Juntando todos estes números, e assumindo que o rendimento nutricional médio de todos os animais nas OCAA é de 20 por cento (embora, quase de certeza, seja inferior), podemos concluir que alimentar os animais com 150 milhões de toneladas de trigo e 671 milhões de toneladas de milho significa na verdade desperdiçar 120 milhões de toneladas de trigo e 537 milhões de toneladas de milho. Em comparação, os 33 milhões de toneladas de cereais que a Ucrânia exportou quando o acordo do Mar Negro com a Rússia estava em vigor representam uma quantidade relativamente modesta.

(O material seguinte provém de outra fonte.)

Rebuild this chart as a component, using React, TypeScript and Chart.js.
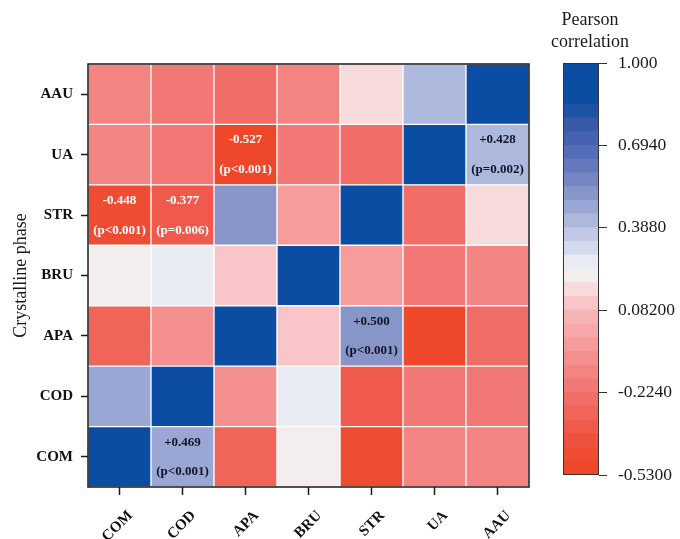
import React, { useEffect, useRef } from 'react';
import { Chart, registerables } from 'chart.js';

Chart.register(...registerables);

// ---------- DATA ----------
const categories = ['COM', 'COD', 'APA', 'BRU', 'STR', 'UA', 'AAU'];
// each row: correlation of that phase with [COM, COD, APA, BRU, STR, UA, AAU]
const rowCOM = [1, 0.469, -0.3, 0.21, -0.448, -0.15, -0.14];
const rowCOD = [0.469, 1, -0.08, 0.28, -0.377, -0.22, -0.18];
const rowAPA = [-0.3, -0.08, 1, 0.12, 0.5, -0.527, -0.25];
const rowBRU = [0.21, 0.28, 0.12, 1, -0.07, -0.18, -0.15];
const rowSTR = [-0.448, -0.377, 0.5, -0.07, 1, -0.24, 0.16];
const rowUA = [-0.15, -0.22, -0.527, -0.18, -0.24, 1, 0.428];
const rowAAU = [-0.14, -0.18, -0.25, -0.15, 0.16, 0.428, 1];
const rows = [rowCOM, rowCOD, rowAPA, rowBRU, rowSTR, rowUA, rowAAU];

const annotRows = ['UA', 'UA', 'STR', 'STR', 'APA', 'COM'];
const annotCols = ['APA', 'AAU', 'COM', 'COD', 'STR', 'COD'];
const annotValues = ['-0.527', '+0.428', '-0.448', '-0.377', '+0.500', '+0.469'];
const annotP = ['(p<0.001)', '(p=0.002)', '(p<0.001)', '(p=0.006)', '(p<0.001)', '(p<0.001)'];

const colorbarMin = -0.53;
const colorbarMax = 1.0;
const colorbarTicks = [-0.53, -0.224, 0.082, 0.388, 0.694, 1.0];
const colorbarTickLabels = ['-0.5300', '-0.2240', '0.08200', '0.3880', '0.6940', '1.000'];
const colorbarTitle = ['Pearson', 'correlation'];
const yTitle = 'Crystalline phase';

// ---------- STYLE ----------
const SERIF = '"Liberation Serif", "Times New Roman", serif';
const BANDS = 30;
const cmapStops: [number, string][] = [
  [-0.53, '#EE4423'],
  [-0.4, '#EF5140'],
  [-0.3, '#F06459'],
  [-0.22, '#F17370'],
  [-0.14, '#F38683'],
  [-0.05, '#F69B9C'],
  [0.05, '#F7B2B5'],
  [0.13, '#F8CDD1'],
  [0.2, '#F6EDEC'],
  [0.26, '#E9ECF2'],
  [0.33, '#CDD4EB'],
  [0.42, '#ABB6DC'],
  [0.52, '#8593C8'],
  [0.65, '#5A70B8'],
  [0.78, '#3458A8'],
  [0.86, '#0A4DA2'],
  [1.0, '#0A4DA2'],
];

function hexToRgb(h: string) {
  const n = parseInt(h.slice(1), 16);
  return [(n >> 16) & 255, (n >> 8) & 255, n & 255];
}
function interp(v: number) {
  if (v <= cmapStops[0][0]) return cmapStops[0][1];
  for (let i = 1; i < cmapStops.length; i++) {
    const [v1, c1] = cmapStops[i];
    const [v0, c0] = cmapStops[i - 1];
    if (v <= v1) {
      const t = (v - v0) / (v1 - v0);
      const a = hexToRgb(c0);
      const b = hexToRgb(c1);
      const r = a.map((x, k) => Math.round(x + (b[k] - x) * t));
      return `rgb(${r[0]},${r[1]},${r[2]})`;
    }
  }
  return cmapStops[cmapStops.length - 1][1];
}
const bandW = (colorbarMax - colorbarMin) / BANDS;
function bandIndex(v: number) {
  return Math.max(0, Math.min(BANDS - 1, Math.floor((v - colorbarMin) / bandW)));
}
function colorFor(v: number) {
  const i = bandIndex(v);
  return interp(colorbarMin + (i + 0.5) * bandW);
}

const heatPlugin = {
  id: 'heatExtras',
  afterDatasetsDraw(chart: any) {
    const { ctx, scales } = chart;
    const xs = scales.x;
    const ys = scales.y;
    ctx.save();
    ctx.font = `bold 13px ${SERIF}`;
    ctx.textAlign = 'center';
    ctx.textBaseline = 'middle';
    for (let i = 0; i < annotRows.length; i++) {
      const r = categories.indexOf(annotRows[i]);
      const c = categories.indexOf(annotCols[i]);
      const x = xs.getPixelForValue(c);
      const yTop = ys.getPixelForValue(r + 1);
      const yBot = ys.getPixelForValue(r);
      const yc = (yTop + yBot) / 2;
      const h = yBot - yTop;
      const v = rows[r][c];
      ctx.fillStyle = v > 0 ? '#141428' : '#ffffff';
      ctx.fillText(annotValues[i], x, yc - h * 0.24);
      ctx.fillText(annotP[i], x, yc + h * 0.25);
    }
    ctx.restore();
  },
  afterDraw(chart: any) {
    const { ctx, chartArea } = chart;
    ctx.save();
    ctx.strokeStyle = '#1a1a1a';
    ctx.lineWidth = 1.5;
    ctx.strokeRect(chartArea.left, chartArea.top, chartArea.right - chartArea.left, chartArea.bottom - chartArea.top);
    ctx.restore();
  },
};

const cbarPlugin = {
  id: 'cbarExtras',
  afterDraw(chart: any) {
    const { ctx, chartArea } = chart;
    ctx.save();
    ctx.strokeStyle = '#333';
    ctx.lineWidth = 1;
    ctx.strokeRect(chartArea.left + 0.5, chartArea.top + 0.5, chartArea.right - chartArea.left - 1, chartArea.bottom - chartArea.top - 1);
    const cx = (chartArea.left + chartArea.right) / 2 + 9;
    ctx.fillStyle = '#1a1a1a';
    ctx.font = `18px ${SERIF}`;
    ctx.textAlign = 'center';
    ctx.textBaseline = 'middle';
    ctx.fillText(colorbarTitle[0], cx, 20);
    ctx.fillText(colorbarTitle[1], cx, 42);
    ctx.restore();
  },
};

export default function App() {
  const mainRef = useRef<HTMLCanvasElement>(null);
  const barRef = useRef<HTMLCanvasElement>(null);

  useEffect(() => {
    const datasets = rows.map((row, r) => ({
      label: categories[r],
      data: categories.map(() => 1),
      backgroundColor: row.map((v) => colorFor(v)),
      borderColor: '#ffffff',
      borderWidth: 1,
      borderSkipped: false as any,
      barPercentage: 1,
      categoryPercentage: 1,
    }));

    const main = new Chart(mainRef.current!, {
      type: 'bar',
      data: { labels: categories, datasets },
      plugins: [heatPlugin],
      options: {
        responsive: false,
        animation: false,
        layout: { padding: { top: 64, right: 16, bottom: 0, left: 0 } },
        plugins: { legend: { display: false }, tooltip: { enabled: false }, title: { display: false } },
        scales: {
          x: {
            stacked: true,
            offset: true,
            grid: { display: true, offset: false, drawOnChartArea: false, drawTicks: true, tickLength: 8, tickColor: '#1a1a1a', tickWidth: 1.5 },
            border: { display: false },
            ticks: {
              minRotation: 45,
              maxRotation: 45,
              padding: 12,
              labelOffset: 11,
              color: '#111',
              font: { family: SERIF, size: 15, weight: 'bold' },
            },
            afterFit: (axis: any) => {
              axis.height = 52;
            },
          },
          y: {
            stacked: true,
            min: 0,
            max: 7,
            grid: { display: true, drawOnChartArea: false, drawTicks: true, tickLength: 7, tickColor: '#1a1a1a', tickWidth: 1.5 },
            border: { display: false },
            afterBuildTicks: (axis: any) => {
              axis.ticks = categories.map((_, i) => ({ value: i + 0.5 }));
            },
            ticks: {
              padding: 8,
              color: '#111',
              font: { family: SERIF, size: 15, weight: 'bold' },
              callback: (v: any) => categories[Math.floor(Number(v))],
            },
            title: {
              display: true,
              text: yTitle,
              color: '#1a1a1a',
              font: { family: SERIF, size: 18 },
              padding: { top: 10, bottom: 0 },
            },
            afterFit: (axis: any) => {
              axis.width = 88;
            },
          },
        },
      } as any,
    });

    const bandDatasets = Array.from({ length: BANDS }, (_, i) => {
      const lo = colorbarMin + i * bandW;
      const hi = lo + bandW;
      return {
        data: [[lo, hi + 0.0005]],
        backgroundColor: interp(lo + bandW / 2),
        borderWidth: 0,
        grouped: false,
        barPercentage: 1,
        categoryPercentage: 1,
      };
    });

    const cbar = new Chart(barRef.current!, {
      type: 'bar',
      data: { labels: [''], datasets: bandDatasets as any },
      plugins: [cbarPlugin],
      options: {
        responsive: false,
        animation: false,
        layout: { padding: { top: 63, right: 0, bottom: 64, left: 33 } },
        plugins: { legend: { display: false }, tooltip: { enabled: false } },
        scales: {
          x: { display: false },
          y: {
            position: 'right',
            min: colorbarMin,
            max: colorbarMax,
            grid: { display: true, drawOnChartArea: false, drawTicks: true, tickLength: 8, tickColor: '#333', tickWidth: 1 },
            border: { display: false },
            afterBuildTicks: (axis: any) => {
              axis.ticks = colorbarTicks.map((v) => ({ value: v }));
            },
            ticks: {
              padding: 11,
              color: '#1a1a1a',
              font: { family: SERIF, size: 17.5 },
              callback: (v: any) => {
                const idx = colorbarTicks.findIndex((t) => Math.abs(t - Number(v)) < 1e-6);
                return idx >= 0 ? colorbarTickLabels[idx] : '';
              },
            },
            afterFit: (axis: any) => {
              axis.width = 81;
            },
          },
        },
      } as any,
    });

    return () => {
      main.destroy();
      cbar.destroy();
    };
  }, []);

  return (
    <div style={{ position: 'absolute', left: 0, top: 0, width: 680, height: 539, background: '#fff', overflow: 'hidden' }}>
      <canvas ref={mainRef} width={545} height={539} style={{ position: 'absolute', left: 0, top: 0 }} />
      <canvas ref={barRef} width={150} height={539} style={{ position: 'absolute', left: 530, top: 0 }} />
    </div>
  );
}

Blinken tem razão em dizer que a Rússia é responsável por negar alimentos a pessoas desesperadamente necessitadas em todo o mundo, mas não façamos de conta que os outros países não têm qualquer poder para evitar a escassez de alimentos provocada pela intenção da Rússia de atacar navios que transportam trigo ucraniano. Os Estados Unidos, só por si, poderiam facilmente compensar a perda das exportações ucranianas, reduzindo o número de animais nas OCAA e exportando os excedentes de cereais daí resultantes. A tarefa seria ainda mais fácil se os outros países que produzem a maior parte da sua carne nas OCAA fizessem o mesmo.
Ao aplicar impostos à carne, os governos libertariam cereais suficientes para alimentar os “desesperadamente necessitados de todo o mundo”. Com isso, também reduziriam a poluição local do ar e da água, diminuiriam as emissões de gases de efeito de estufa e melhorariam a saúde das populações.